Hacker News new | ask | show | jobs
by chc 4440 days ago
I don't think the problem stops at syntax. It's possibly an even bigger issue that mixing different language semantics can be awkward. As a big obvious example, a language where all objects are nullable will interface awkwardly with one that only has option types. Similarly, interfacing with something like Smalltalk (which uses methods for flow control) or Forth (which…is Forth) would be awkward from a language that's more like C++.

Even in an environment like the JVM which specifies a lot of stuff for you, it's awkward to call into Clojure from Java because of the semantic differences.

1 comments

I wasn't implying there is no problem with the semantics, just that it's much easier to deal with when you already have the parsed trees, because they're easier to reason about with code - and we can project them unambiguously.

We already do write tools for such language interoperability for specific pairs of languages, which is often really awkward because it requires us to re-implement the parsers, and only deals with entire code files rather than specific productions in the syntax.

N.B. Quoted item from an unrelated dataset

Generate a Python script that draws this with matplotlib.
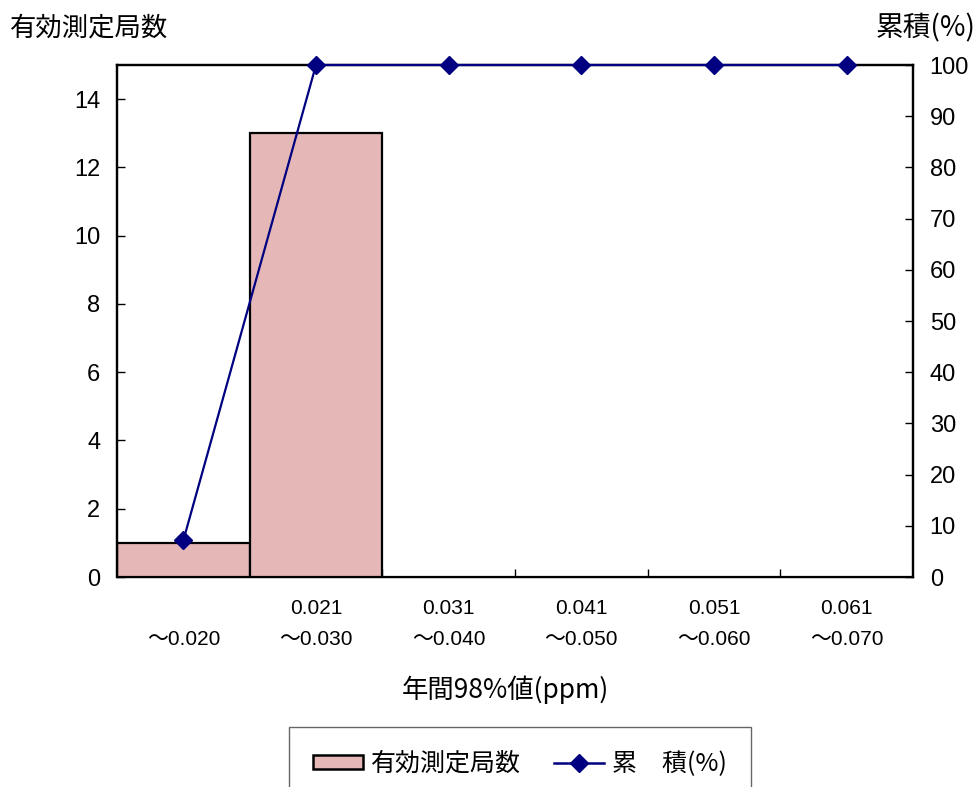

It's pointless composing languages unless it makes sense semantically, which would need to be done on a per-language basis (or per-production rule), which is where I was hinting with using Haskell as the glue for such interoperability - because if we encode the semantics into the type system, such that one syntax expects a language box of type T in it's grammar, then one should be able to use any other language whose parser returns a T, and the semantics will be well-defined for it.

It could also provide the glue for converting between nullable types and option types for example too, by requiring that a language returning a "Nullable T" be wrapped in some function "ToOption", which converts "Nullable T" into "Option T". Attempting to use the Nullable where an Option is expected would fail to parse. How ToOption is implemented is left to the author of the code.

It's much easier to have interoperability between individual production rules in different languages (which share many parts in common) versus "whole text files" which we currently have, which basically require the languages be almost equivalent to convert between them.

Also as a result of storing the semantic information as opposed to sequential text, it would be possible for the user to chose his preferred syntax for any semantic elements in the tree, since they're just working on a pretty-printed version. Most of the concerns about "code style" disappear because they're detatched from the actual meaning that is stored.